The court reviewed a form of nuisance,
unduly interfering with his neighbour in the comfortable and convenient enjoyment of his land.
But they then commented on its inadequacy in addressing privacy issues due to the emergence of newer communications technology. Specifically, they cited a difference where the receiver has no control over the incoming communications,
The rule of stare decisis operates, as it seems to me, to regulate the application of precedents to cases which can be said to fall within a category. When the circumstances of a case do not appear to bring it fairly within an established category, they may lie sufficiently within the concept of a principle that consideration of a new category is warranted…
I think that the interests of our developing jurisprudence would be better served by approaching invasion of privacy by abuse of the telephone system as a new category…
The court also pointed out that the frequency or volume of the communication can itself constitute harassment,
I have pointed out above that in my opinion there may be harassment even although the subject‑matter of the telephone calls would otherwise be agreeable in nature.
Motherwell did not clearly develop the creation of a new tort, despite these contemplations.
Although a claim for invasion of privacy was then dismissed in Capan v. Capan (1980), Hunter v. Southam Inc. (1984) acknowledged in the Supreme Court of Canada a “right to be let alone by other people” independant of “the notion of trespass.”
By 1995, MacKay v. Beulow awarded damages specifically for invasion of privacy in Ontario. Yet Somwar v. McDonald’s in 2006 stated,
In light of the trial decisions listed in this brief survey of Ontario jurisprudence, and the absence of any clear statement on the point by an Ontario appellate court, I conclude that it is not settled law in Ontario that there is no tort of invasion of privacy.
Still, the court cited advancements in technology that allowed the collection and dissmemination of personal information and said,
…the foregoing analysis leads me to conclude that the time has come to recognize invasion of privacy as a tort in its own right.
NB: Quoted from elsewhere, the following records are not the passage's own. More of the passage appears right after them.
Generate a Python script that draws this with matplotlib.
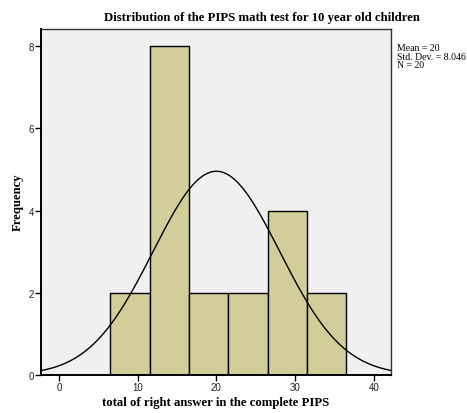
import numpy as np
import matplotlib
matplotlib.use("Agg")
import matplotlib.pyplot as plt

# Histogram of PIPS math scores (bin edges and counts)
bin_edges = [6.5, 11.5, 16.5, 21.5, 26.5, 31.5, 36.5]
counts = [2, 8, 2, 2, 4, 2]
mean = 20
std_dev = 8.046
n_total = 20
x_ticks = [0, 10, 20, 30, 40]
y_ticks = [0, 2, 4, 6, 8]

serif = ["Liberation Serif", "DejaVu Serif"]
sans = ["Liberation Sans", "DejaVu Sans"]

fig = plt.figure(figsize=(4.67, 4.14), dpi=100)
ax = fig.add_axes([41 / 467, 1 - 376 / 414, 350 / 467, 346 / 414])
ax.set_facecolor("#F0F0F0")

widths = np.diff(bin_edges)
ax.bar(bin_edges[:-1], counts, width=widths, align="edge",
       color="#D3CE99", edgecolor="#000000", linewidth=1.0, zorder=2)

# Normal curve scaled to the histogram
bw = widths[0]
xs = np.linspace(-2.3, 42.3, 400)
ys = n_total * bw / (std_dev * np.sqrt(2 * np.pi)) * np.exp(-0.5 * ((xs - mean) / std_dev) ** 2)
ax.plot(xs, ys, color="black", linewidth=1.0, zorder=3)

ax.set_xlim(-2.3, 42.2)
ax.set_ylim(0, 8.42)
ax.set_xticks(x_ticks)
ax.set_yticks(y_ticks)
ax.tick_params(direction="out", length=4, width=1, labelsize=7, pad=1,
               labelcolor="#222222")
for lbl in ax.get_xticklabels() + ax.get_yticklabels():
    lbl.set_family(sans)

for side in ["left", "bottom"]:
    ax.spines[side].set_linewidth(1.4)
    ax.spines[side].set_color("black")
for side in ["top", "right"]:
    ax.spines[side].set_linewidth(1.0)
    ax.spines[side].set_color("#333333")

fig.text(262 / 467, 1 - 18 / 414,
         "Distribution of the PIPS math test for 10 year old children",
         family=serif, fontweight="bold", fontsize=9.2, ha="center", va="center")
fig.text(216 / 467, 1 - 403 / 414, "total of right answer in the complete PIPS",
         family=serif, fontweight="bold", fontsize=9.2, ha="center", va="center")
fig.text(18 / 467, 1 - 202 / 414, "Frequency", family=serif, fontweight="bold",
         fontsize=9.2, ha="center", va="center", rotation=90)

fig.text(397 / 467, 1 - 44 / 414,
         f"Mean = {mean}\nStd. Dev. = {std_dev}\nN = {n_total}",
         family=serif, fontsize=7, va="top", ha="left", linespacing=0.95)

fig.savefig("out.png", dpi=100)
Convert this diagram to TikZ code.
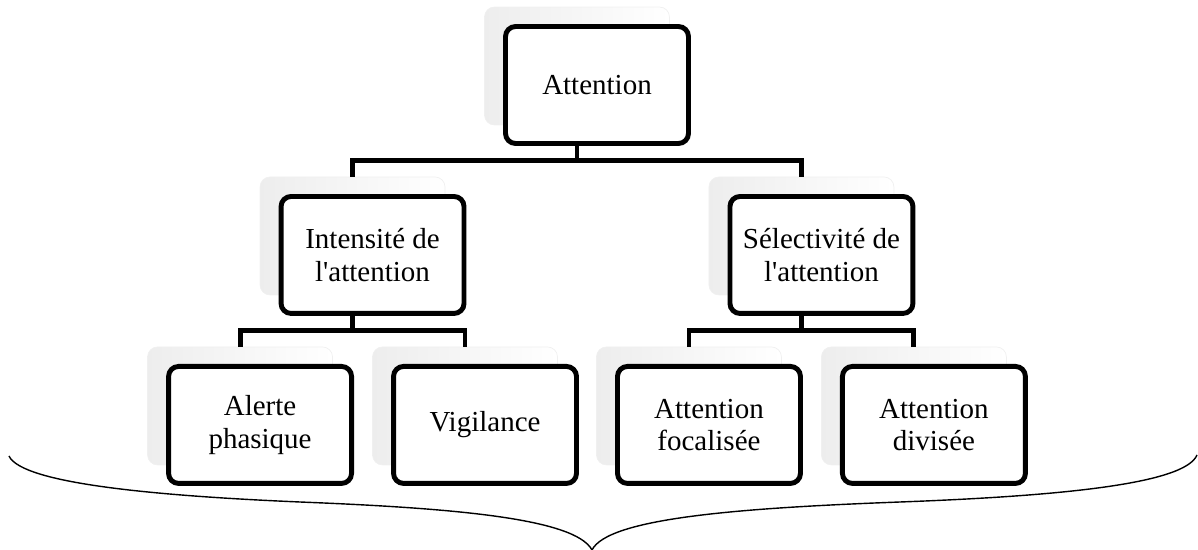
\documentclass[tikz,border=0pt]{standalone}
\usepackage{fontspec}
\setmainfont{Liberation Serif}
\begin{document}
\begin{tikzpicture}[x=0.02cm, y=-0.02cm, level distance=3.4cm,
		level 1/.style={sibling distance=8.98cm},
		level 2/.style={sibling distance=4.5cm},
		every node/.style={rounded corners=0.2cm, minimum width=3.7cm, minimum height=2.36cm, inner sep=0pt},
		back/.style={draw=gray!12, left color=gray!14, right color=white, thin},
		box/.style={draw, fill=white, line width=2.8pt, minimum width=3.66cm, minimum height=2.34cm,
		align=center, font=\fontsize{16.5}{18.5}\selectfont},
		edge from parent/.style={draw, line width=2.8pt},
		edge from parent path={(\tikzparentnode.south) |- ([yshift=0.32cm]\tikzchildnode.north) -| (\tikzchildnode.north)} ]
	\useasboundingbox (0,0) rectangle (1198,550);
	\node[back] (att) at (577,66) {}
		child{node[back] (int) {} child{node[back] (ale) {}} child{node[back] (vig) {}} }
		child{node[back] (sel) {} child{node[back] (foc) {}} child{node[back] (div) {}} };
	\foreach \n/\t in {att/Attention, int/Intensité de\\l\textquotesingle attention, sel/Sélectivité de\\l\textquotesingle attention,
		ale/Alerte\\phasique, vig/Vigilance, foc/Attention\\focalisée, div/Attention\\divisée}
		\node[box] (\n-box) at ([shift={(20,19)}]\n) {\t};
	% accolade
	\draw[line width=0.8pt] (9,456) .. controls (22,484) and (160,496) .. (300,502)
		.. controls (450,508) and (575,518) .. (592,550)
		.. controls (608,518) and (740,508) .. (900,502)
		.. controls (1060,496) and (1185,484) .. (1197,455);
\end{tikzpicture}
\end{document}
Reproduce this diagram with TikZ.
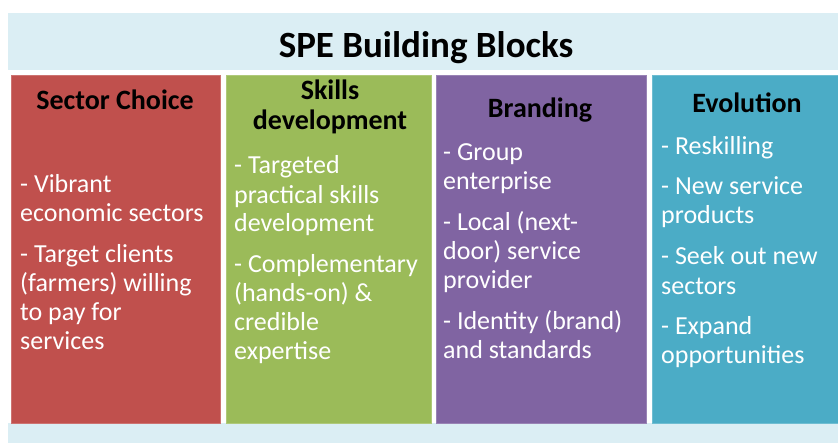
\documentclass[tikz,border=0pt]{standalone}
\usepackage{fontspec}
\setmainfont{Carlito}
\usetikzlibrary{positioning}
\definecolor{bandblue}{HTML}{DBEEF4}
\definecolor{sectorred}{HTML}{C0504D}
\definecolor{skillgreen}{HTML}{9BBB59}
\definecolor{brandpurple}{HTML}{8064A2}
\definecolor{evoblue}{HTML}{4BACC6}

\begin{document}
\begin{tikzpicture}[x=1pt,y=-1pt]
      \tikzstyle{block}=[rectangle,anchor=north west,inner sep=0,minimum height=348pt]
      \tikzstyle{head}=[font=\fontsize{28}{30}\selectfont\bfseries,align=center,inner sep=0,anchor=base]
      \tikzstyle{items}=[font=\fontsize{26}{29}\selectfont,text=white,align=left,inner sep=0,anchor=base west]

      \useasboundingbox (0,0) rectangle (838,443);
      \fill[bandblue] (8,13) rectangle (838,70);
      \fill[bandblue] (8,423) rectangle (838,443);

      \node[font=\fontsize{37}{40}\selectfont\bfseries,anchor=base] (T) at (426,58) {SPE Building Blocks};

      \node[block,fill=sectorred,draw=sectorred!80!white,minimum width=209pt] (A) at (11,75) {};
      \node[block,fill=skillgreen,draw=skillgreen!80!white,minimum width=205pt] (B) at (226,75) {};
      \node[block,fill=brandpurple,draw=brandpurple!80!white,minimum width=210pt] (C) at (436,75) {};
      \node[block,fill=evoblue,draw=evoblue!80!white,minimum width=190pt] (D) at (652,75) {};

      % base anchor sits on the last line
      \node[head] (A1) at (115,110) {Sector Choice};
      \node[head] (B1) at (330,130) {Skills\\development};
      \node[head] (C1) at (540,118) {Branding};
      \node[head] (D1) at (747,113) {Evolution};

      \node[items] (A2) at (20,350) {- Vibrant\\economic sectors\\[12pt]- Target clients\\(farmers) willing\\to pay for\\services};
      \node[items] (B2) at (234,360) {- Targeted\\practical skills\\development\\[12pt]- Complementary\\(hands-on) \&\\credible\\expertise};
      \node[items] (C2) at (443,359) {- Group\\enterprise\\[12pt]- Local (next-\\door) service\\provider\\[12pt]- Identity (brand)\\and standards};
      \node[items] (D2) at (661,364) {- Reskilling\\[12pt]- New service\\products\\[12pt]- Seek out new\\sectors\\[12pt]- Expand\\opportunities};
\end{tikzpicture}
\end{document}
It therefore follows that it is neither plain nor obvious that the plaintiff’s action cannot succeed on the basis that he has not pleaded a reasonable cause of action.
Most of the case law concerning privacy seems to focus on establishing what a ‘‘reasonable expectation of privacy’’ is. The courts appear to be increasingly recognizing its application, but this still varies across jurisdictions.
Melanie C. Samuels and Sara Gregory explain in Privacy issues in the workplace: Employer monitoring of employee technology use,
…no Canadian appellate level court has endorsed a common law tort of invasion of privacy, the existence of such a tort has not been denied.
Rapidly Developing Areas
Because the application of privacy law is so rapidly developing, it is useful to list some sources that monitor and report developments.
There is considerable discussion of the privacy applications in text books for s. 7 of the Charter, “protection of life and liberty,” and s. 8 for “unreasonable search,” including business documents, border searches, and emergency powers.
But publications as recent as 2004 still have not addressed Internet search engines, and issue that will definitely come up in the future.
The Office of the Privacy Commissioner of Canada provides these legislative resources:
- The Privacy Act
- The Personal Information Protection and Electronic Documents Act (PIPEDA)
- PIPEDA Review Discussion Document, Protecting Privacy in an Intrusive World (July 18, 2006)
- Substantially Similar Provincial Legislation
And more legislative resources can be found here.
The Canadian Privacy Law Blog provides an excellent resource for ongoing developments, as does Michael Geist, who circulates a monthly publication, the Canadian Privacy Law Review.
International Concerns
Patricia J. Wilson and Michael Fekete dedicate a chapter to privacy law in Osler, Hoskin & Harcourt LLP’s Doing Business in Canada, which includes concerns over the USA PATRIOT Act.
In response to these concerns, British Columbia ammended its Freedom of Information and Protection of Privacy Act (FOIPPA). Both the federal and provincial privacy commissioners want to enhance protections against sharing of personal information with the U.S.
And this challenge, of protecting Canadian personal data from foreign nations, might prove the most difficult privacy issue of them all.